■ SUPPLIED INFORMATION ■
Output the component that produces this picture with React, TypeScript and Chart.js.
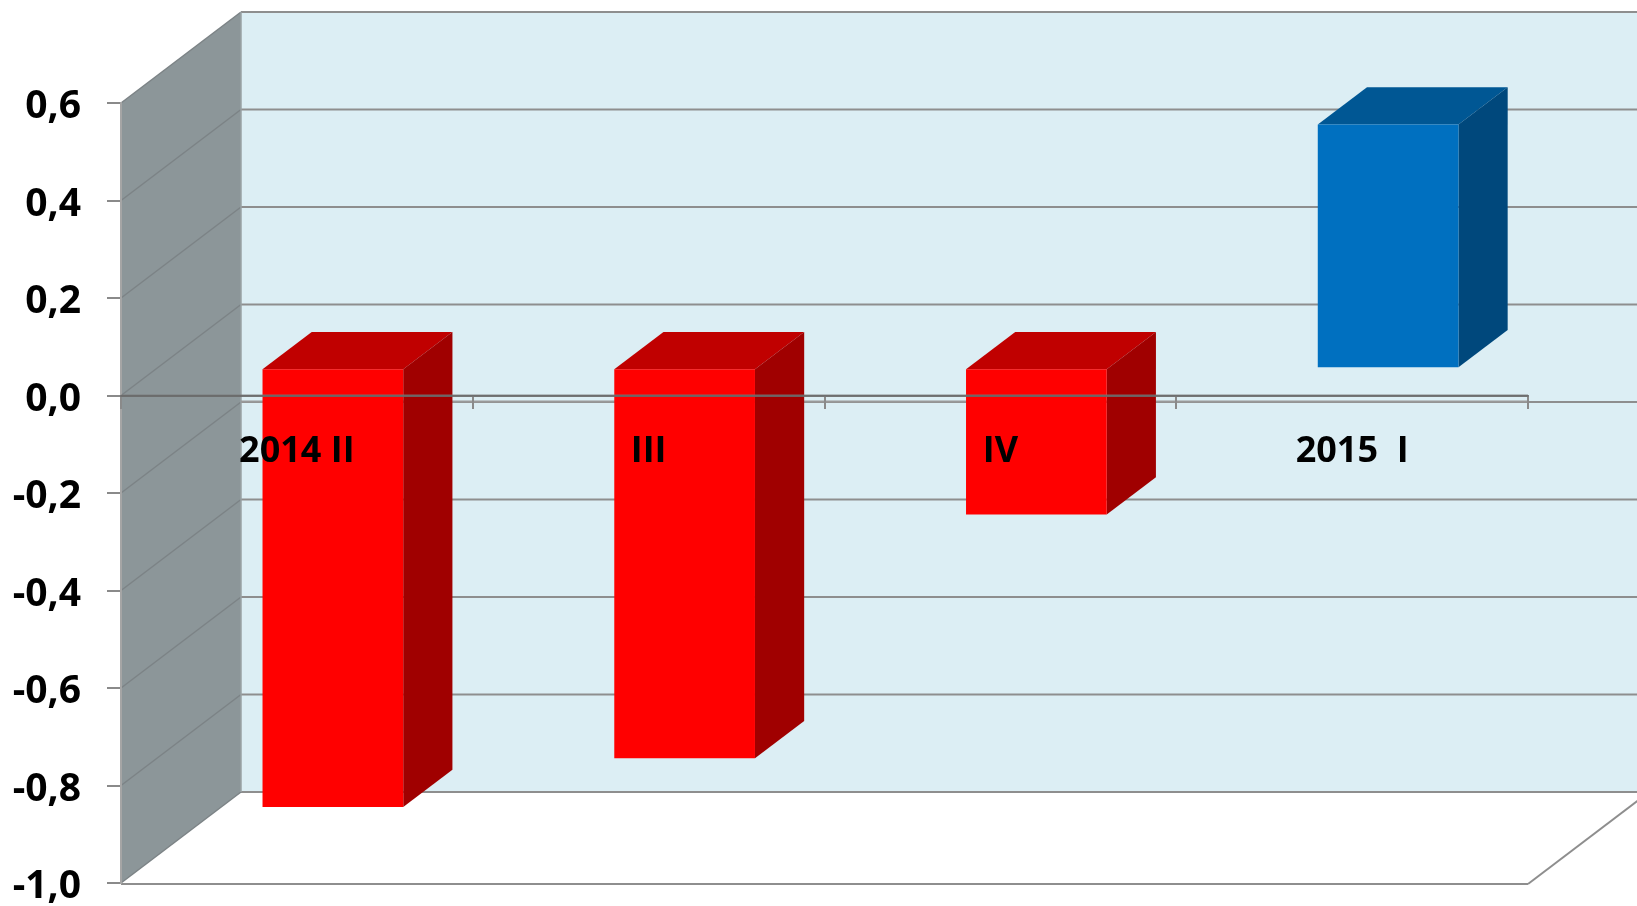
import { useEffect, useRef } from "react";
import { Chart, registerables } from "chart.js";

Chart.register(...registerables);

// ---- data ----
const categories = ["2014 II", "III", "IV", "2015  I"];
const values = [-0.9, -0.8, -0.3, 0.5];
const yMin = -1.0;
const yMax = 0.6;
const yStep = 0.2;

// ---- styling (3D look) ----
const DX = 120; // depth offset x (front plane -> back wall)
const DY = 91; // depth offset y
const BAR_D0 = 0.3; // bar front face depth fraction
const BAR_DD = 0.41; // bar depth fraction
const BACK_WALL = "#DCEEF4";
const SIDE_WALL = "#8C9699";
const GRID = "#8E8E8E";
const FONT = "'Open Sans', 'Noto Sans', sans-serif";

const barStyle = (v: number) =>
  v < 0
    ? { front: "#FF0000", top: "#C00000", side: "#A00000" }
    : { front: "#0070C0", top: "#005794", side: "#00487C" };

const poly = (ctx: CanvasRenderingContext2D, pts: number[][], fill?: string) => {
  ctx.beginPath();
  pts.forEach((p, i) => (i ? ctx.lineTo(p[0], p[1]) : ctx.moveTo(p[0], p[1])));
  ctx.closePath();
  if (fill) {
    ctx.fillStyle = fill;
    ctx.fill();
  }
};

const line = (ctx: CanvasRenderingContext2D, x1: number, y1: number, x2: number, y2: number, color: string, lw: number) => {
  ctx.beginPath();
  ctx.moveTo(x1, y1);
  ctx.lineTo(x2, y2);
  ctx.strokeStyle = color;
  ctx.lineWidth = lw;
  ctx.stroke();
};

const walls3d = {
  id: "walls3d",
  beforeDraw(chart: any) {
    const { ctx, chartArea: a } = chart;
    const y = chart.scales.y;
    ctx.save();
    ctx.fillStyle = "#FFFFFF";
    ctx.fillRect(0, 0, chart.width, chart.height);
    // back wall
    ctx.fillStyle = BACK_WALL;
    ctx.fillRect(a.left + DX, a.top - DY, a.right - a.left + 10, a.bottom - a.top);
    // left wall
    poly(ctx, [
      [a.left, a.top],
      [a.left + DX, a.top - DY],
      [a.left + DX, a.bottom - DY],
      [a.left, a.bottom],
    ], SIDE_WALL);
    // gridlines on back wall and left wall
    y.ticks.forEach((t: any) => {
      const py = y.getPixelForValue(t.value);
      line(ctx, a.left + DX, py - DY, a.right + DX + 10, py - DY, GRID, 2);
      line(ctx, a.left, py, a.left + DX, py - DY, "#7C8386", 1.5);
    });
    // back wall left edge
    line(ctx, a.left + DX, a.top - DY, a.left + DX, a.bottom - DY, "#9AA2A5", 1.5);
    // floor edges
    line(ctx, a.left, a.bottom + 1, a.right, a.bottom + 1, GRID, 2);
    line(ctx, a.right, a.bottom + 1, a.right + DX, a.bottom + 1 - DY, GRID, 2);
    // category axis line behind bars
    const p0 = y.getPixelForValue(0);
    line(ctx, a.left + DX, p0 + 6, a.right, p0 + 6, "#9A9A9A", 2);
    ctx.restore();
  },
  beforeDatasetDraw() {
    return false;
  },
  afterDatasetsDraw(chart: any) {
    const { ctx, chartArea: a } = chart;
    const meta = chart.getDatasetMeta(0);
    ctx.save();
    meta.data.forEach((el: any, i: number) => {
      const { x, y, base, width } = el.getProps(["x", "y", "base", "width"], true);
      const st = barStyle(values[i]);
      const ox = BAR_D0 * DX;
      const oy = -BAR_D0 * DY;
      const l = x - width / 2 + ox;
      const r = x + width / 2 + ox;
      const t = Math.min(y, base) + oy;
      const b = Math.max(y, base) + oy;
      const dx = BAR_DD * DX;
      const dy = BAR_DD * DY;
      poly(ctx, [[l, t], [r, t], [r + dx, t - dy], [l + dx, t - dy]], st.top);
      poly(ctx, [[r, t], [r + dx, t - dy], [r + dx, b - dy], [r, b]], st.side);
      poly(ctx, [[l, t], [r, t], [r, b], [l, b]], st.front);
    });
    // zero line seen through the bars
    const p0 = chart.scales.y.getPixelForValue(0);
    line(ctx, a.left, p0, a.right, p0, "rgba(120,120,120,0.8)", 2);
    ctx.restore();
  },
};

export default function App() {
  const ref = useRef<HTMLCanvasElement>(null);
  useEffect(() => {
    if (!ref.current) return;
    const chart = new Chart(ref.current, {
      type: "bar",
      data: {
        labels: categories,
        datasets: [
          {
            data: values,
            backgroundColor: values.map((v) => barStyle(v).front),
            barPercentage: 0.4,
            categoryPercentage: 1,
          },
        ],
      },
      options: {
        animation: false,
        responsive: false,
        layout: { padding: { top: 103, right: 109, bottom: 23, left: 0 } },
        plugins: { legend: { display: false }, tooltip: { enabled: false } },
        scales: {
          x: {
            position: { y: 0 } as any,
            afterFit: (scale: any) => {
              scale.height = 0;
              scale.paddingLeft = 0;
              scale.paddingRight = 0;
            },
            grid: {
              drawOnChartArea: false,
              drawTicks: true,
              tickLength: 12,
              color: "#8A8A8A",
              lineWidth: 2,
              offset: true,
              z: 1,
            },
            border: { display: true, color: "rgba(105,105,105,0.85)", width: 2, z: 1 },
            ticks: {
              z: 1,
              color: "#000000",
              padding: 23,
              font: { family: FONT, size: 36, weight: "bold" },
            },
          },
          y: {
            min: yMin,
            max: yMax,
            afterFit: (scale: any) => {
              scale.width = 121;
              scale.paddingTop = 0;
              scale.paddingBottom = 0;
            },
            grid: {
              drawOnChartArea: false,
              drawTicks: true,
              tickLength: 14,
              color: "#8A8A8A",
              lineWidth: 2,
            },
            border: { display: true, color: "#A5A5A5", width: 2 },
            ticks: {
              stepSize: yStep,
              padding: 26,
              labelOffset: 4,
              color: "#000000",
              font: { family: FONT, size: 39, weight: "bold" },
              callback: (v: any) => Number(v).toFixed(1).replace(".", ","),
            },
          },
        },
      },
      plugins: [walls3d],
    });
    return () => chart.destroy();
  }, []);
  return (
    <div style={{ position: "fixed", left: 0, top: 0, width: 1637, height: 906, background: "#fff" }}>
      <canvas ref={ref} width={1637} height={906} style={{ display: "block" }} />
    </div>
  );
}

■ TASK DIRECTIONS ■
Pictures are excluded: retype only the lines from the beginning of the listing above through the line with "const yStep = 0.2;", both included.

■ EXERCISE RESULT ■
Output the component that produces this picture with React, TypeScript and Chart.js.
import { useEffect, useRef } from "react";
import { Chart, registerables } from "chart.js";

Chart.register(...registerables);

// ---- data ----
const categories = ["2014 II", "III", "IV", "2015  I"];
const values = [-0.9, -0.8, -0.3, 0.5];
const yMin = -1.0;
const yMax = 0.6;
const yStep = 0.2;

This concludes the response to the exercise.